- **Given exercise**
Copy out each line exactly; pictures stay out of the copy.

- **Given information**
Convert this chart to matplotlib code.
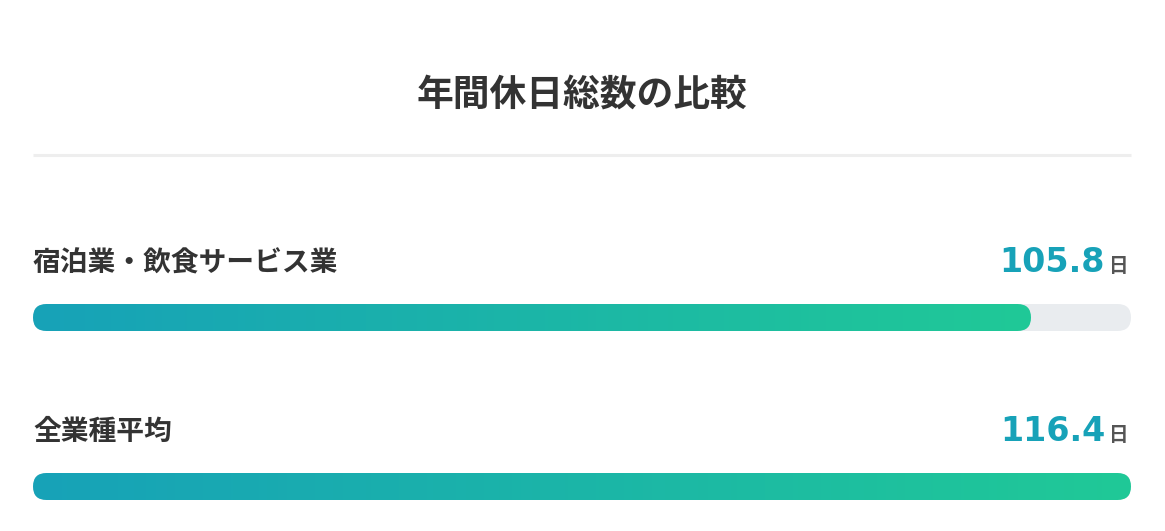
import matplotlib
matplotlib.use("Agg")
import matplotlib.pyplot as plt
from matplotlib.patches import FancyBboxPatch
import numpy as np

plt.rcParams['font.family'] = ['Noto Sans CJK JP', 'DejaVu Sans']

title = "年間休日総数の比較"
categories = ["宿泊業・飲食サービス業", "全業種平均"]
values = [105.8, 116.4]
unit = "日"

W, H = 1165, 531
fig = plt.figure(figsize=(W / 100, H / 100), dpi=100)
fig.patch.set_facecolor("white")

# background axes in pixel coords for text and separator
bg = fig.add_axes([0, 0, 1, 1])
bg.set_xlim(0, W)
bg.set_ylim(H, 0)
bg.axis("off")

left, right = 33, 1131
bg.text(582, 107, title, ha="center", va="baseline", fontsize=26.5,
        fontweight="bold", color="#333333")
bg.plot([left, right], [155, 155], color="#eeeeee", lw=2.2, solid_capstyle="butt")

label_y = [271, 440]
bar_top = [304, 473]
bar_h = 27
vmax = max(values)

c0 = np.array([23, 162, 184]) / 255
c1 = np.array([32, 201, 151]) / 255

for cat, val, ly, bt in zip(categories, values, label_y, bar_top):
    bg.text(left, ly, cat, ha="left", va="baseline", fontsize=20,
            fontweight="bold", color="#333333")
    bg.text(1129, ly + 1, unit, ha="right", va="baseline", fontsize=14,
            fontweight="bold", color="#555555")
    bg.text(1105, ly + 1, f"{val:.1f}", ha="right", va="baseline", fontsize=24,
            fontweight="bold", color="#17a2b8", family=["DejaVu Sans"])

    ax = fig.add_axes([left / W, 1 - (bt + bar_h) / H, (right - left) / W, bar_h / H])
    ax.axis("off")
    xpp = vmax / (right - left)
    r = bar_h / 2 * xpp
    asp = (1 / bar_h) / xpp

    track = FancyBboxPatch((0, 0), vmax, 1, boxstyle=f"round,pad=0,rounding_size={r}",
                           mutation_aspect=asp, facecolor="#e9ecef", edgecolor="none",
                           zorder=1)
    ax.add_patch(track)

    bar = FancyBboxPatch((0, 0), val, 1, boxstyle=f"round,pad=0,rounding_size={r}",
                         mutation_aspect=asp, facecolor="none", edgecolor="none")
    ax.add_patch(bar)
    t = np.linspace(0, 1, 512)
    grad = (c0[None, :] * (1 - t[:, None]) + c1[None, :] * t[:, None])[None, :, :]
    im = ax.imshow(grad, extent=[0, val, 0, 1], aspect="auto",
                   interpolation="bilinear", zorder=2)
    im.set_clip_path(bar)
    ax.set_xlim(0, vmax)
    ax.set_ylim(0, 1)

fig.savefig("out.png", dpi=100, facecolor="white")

- **Output for this task**
Convert this chart to matplotlib code.
import matplotlib
matplotlib.use("Agg")
import matplotlib.pyplot as plt
from matplotlib.patches import FancyBboxPatch
import numpy as np

plt.rcParams['font.family'] = ['Noto Sans CJK JP', 'DejaVu Sans']

title = "年間休日総数の比較"
categories = ["宿泊業・飲食サービス業", "全業種平均"]
values = [105.8, 116.4]
unit = "日"

W, H = 1165, 531
fig = plt.figure(figsize=(W / 100, H / 100), dpi=100)
fig.patch.set_facecolor("white")

# background axes in pixel coords for text and separator
bg = fig.add_axes([0, 0, 1, 1])
bg.set_xlim(0, W)
bg.set_ylim(H, 0)
bg.axis("off")

left, right = 33, 1131
bg.text(582, 107, title, ha="center", va="baseline", fontsize=26.5,
        fontweight="bold", color="#333333")
bg.plot([left, right], [155, 155], color="#eeeeee", lw=2.2, solid_capstyle="butt")

label_y = [271, 440]
bar_top = [304, 473]
bar_h = 27
vmax = max(values)

c0 = np.array([23, 162, 184]) / 255
c1 = np.array([32, 201, 151]) / 255

for cat, val, ly, bt in zip(categories, values, label_y, bar_top):
    bg.text(left, ly, cat, ha="left", va="baseline", fontsize=20,
            fontweight="bold", color="#333333")
    bg.text(1129, ly + 1, unit, ha="right", va="baseline", fontsize=14,
            fontweight="bold", color="#555555")
    bg.text(1105, ly + 1, f"{val:.1f}", ha="right", va="baseline", fontsize=24,
            fontweight="bold", color="#17a2b8", family=["DejaVu Sans"])

    ax = fig.add_axes([left / W, 1 - (bt + bar_h) / H, (right - left) / W, bar_h / H])
    ax.axis("off")
    xpp = vmax / (right - left)
    r = bar_h / 2 * xpp
    asp = (1 / bar_h) / xpp

    track = FancyBboxPatch((0, 0), vmax, 1, boxstyle=f"round,pad=0,rounding_size={r}",
                           mutation_aspect=asp, facecolor="#e9ecef", edgecolor="none",
                           zorder=1)
    ax.add_patch(track)

    bar = FancyBboxPatch((0, 0), val, 1, boxstyle=f"round,pad=0,rounding_size={r}",
                         mutation_aspect=asp, facecolor="none", edgecolor="none")
    ax.add_patch(bar)
    t = np.linspace(0, 1, 512)
    grad = (c0[None, :] * (1 - t[:, None]) + c1[None, :] * t[:, None])[None, :, :]
    im = ax.imshow(grad, extent=[0, val, 0, 1], aspect="auto",
                   interpolation="bilinear", zorder=2)
    im.set_clip_path(bar)
    ax.set_xlim(0, vmax)
    ax.set_ylim(0, 1)

fig.savefig("out.png", dpi=100, facecolor="white")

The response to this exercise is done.